==== SOURCE DATA
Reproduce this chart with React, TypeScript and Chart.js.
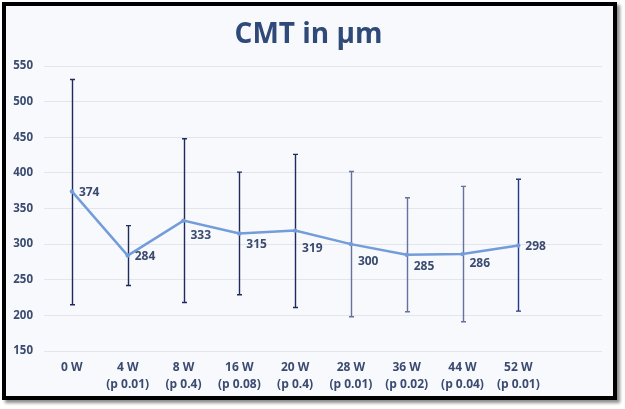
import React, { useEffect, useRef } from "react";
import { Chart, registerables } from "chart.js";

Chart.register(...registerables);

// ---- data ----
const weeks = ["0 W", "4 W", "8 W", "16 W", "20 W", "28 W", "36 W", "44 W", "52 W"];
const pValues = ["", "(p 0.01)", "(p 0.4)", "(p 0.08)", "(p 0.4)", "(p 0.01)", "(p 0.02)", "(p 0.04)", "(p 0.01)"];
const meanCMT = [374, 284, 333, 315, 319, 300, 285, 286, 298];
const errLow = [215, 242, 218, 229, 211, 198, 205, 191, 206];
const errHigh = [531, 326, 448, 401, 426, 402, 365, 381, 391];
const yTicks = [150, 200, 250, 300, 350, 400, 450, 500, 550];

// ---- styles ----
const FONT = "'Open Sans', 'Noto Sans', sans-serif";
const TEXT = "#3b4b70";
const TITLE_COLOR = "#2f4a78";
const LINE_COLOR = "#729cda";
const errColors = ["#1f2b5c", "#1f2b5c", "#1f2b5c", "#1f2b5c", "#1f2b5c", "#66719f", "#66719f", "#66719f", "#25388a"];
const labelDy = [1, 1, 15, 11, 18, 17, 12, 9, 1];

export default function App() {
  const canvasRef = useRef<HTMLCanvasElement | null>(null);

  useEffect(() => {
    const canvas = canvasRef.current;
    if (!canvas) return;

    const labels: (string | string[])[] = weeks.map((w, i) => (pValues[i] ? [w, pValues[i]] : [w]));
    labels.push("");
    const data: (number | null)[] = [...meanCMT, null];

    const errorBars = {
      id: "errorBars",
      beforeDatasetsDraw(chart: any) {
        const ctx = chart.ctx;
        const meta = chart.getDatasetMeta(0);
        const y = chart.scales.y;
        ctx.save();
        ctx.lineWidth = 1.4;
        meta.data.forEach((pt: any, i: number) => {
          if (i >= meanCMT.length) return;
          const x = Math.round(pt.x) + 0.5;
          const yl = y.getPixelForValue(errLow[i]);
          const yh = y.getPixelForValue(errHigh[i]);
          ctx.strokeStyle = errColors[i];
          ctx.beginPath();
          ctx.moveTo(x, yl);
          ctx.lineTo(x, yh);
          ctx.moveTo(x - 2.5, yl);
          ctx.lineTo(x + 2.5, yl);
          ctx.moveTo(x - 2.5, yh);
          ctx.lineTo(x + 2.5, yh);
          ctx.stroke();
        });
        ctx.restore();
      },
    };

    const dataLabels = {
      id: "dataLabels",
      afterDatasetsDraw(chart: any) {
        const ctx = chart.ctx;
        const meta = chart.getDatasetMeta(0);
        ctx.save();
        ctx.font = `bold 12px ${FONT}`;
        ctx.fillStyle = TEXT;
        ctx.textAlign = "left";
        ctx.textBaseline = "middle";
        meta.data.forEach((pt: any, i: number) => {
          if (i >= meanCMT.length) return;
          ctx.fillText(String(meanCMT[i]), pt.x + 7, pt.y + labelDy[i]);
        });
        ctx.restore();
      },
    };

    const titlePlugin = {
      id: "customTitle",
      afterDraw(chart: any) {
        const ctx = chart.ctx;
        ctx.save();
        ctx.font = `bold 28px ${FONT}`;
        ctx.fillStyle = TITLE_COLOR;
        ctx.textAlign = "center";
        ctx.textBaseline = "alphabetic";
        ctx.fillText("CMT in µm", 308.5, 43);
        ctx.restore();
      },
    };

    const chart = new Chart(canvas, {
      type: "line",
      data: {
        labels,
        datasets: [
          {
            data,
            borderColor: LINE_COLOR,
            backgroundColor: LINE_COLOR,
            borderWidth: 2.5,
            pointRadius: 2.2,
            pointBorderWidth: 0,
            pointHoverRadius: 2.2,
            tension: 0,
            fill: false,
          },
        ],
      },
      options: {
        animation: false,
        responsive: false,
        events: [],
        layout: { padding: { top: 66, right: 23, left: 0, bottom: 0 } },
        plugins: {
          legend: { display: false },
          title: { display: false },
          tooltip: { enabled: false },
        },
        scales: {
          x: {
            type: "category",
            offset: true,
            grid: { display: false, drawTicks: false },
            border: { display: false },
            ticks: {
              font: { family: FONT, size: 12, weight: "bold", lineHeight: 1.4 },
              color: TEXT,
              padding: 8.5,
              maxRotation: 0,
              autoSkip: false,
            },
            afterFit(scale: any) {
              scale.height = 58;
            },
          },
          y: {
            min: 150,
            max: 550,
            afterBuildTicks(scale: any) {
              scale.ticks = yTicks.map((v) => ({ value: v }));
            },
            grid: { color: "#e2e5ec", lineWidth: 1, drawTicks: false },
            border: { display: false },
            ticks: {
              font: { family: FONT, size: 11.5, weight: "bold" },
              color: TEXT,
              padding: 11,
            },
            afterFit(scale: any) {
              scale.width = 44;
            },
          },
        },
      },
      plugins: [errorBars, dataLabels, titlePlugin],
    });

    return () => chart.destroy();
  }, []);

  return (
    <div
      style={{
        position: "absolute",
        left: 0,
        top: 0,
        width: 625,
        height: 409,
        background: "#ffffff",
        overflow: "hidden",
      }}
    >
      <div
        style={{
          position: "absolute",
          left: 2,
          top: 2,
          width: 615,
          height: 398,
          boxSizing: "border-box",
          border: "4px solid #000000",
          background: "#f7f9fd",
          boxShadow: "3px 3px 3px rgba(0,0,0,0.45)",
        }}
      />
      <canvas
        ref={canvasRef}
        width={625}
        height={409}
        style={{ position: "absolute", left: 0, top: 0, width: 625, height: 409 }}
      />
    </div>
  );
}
========
Write out exactly the opening lines of the data, stopping after the line that holds "Chart.register(...registerables);". Exclude pictures.

Reproduce this chart with React, TypeScript and Chart.js.
import React, { useEffect, useRef } from "react";
import { Chart, registerables } from "chart.js";

Chart.register(...registerables);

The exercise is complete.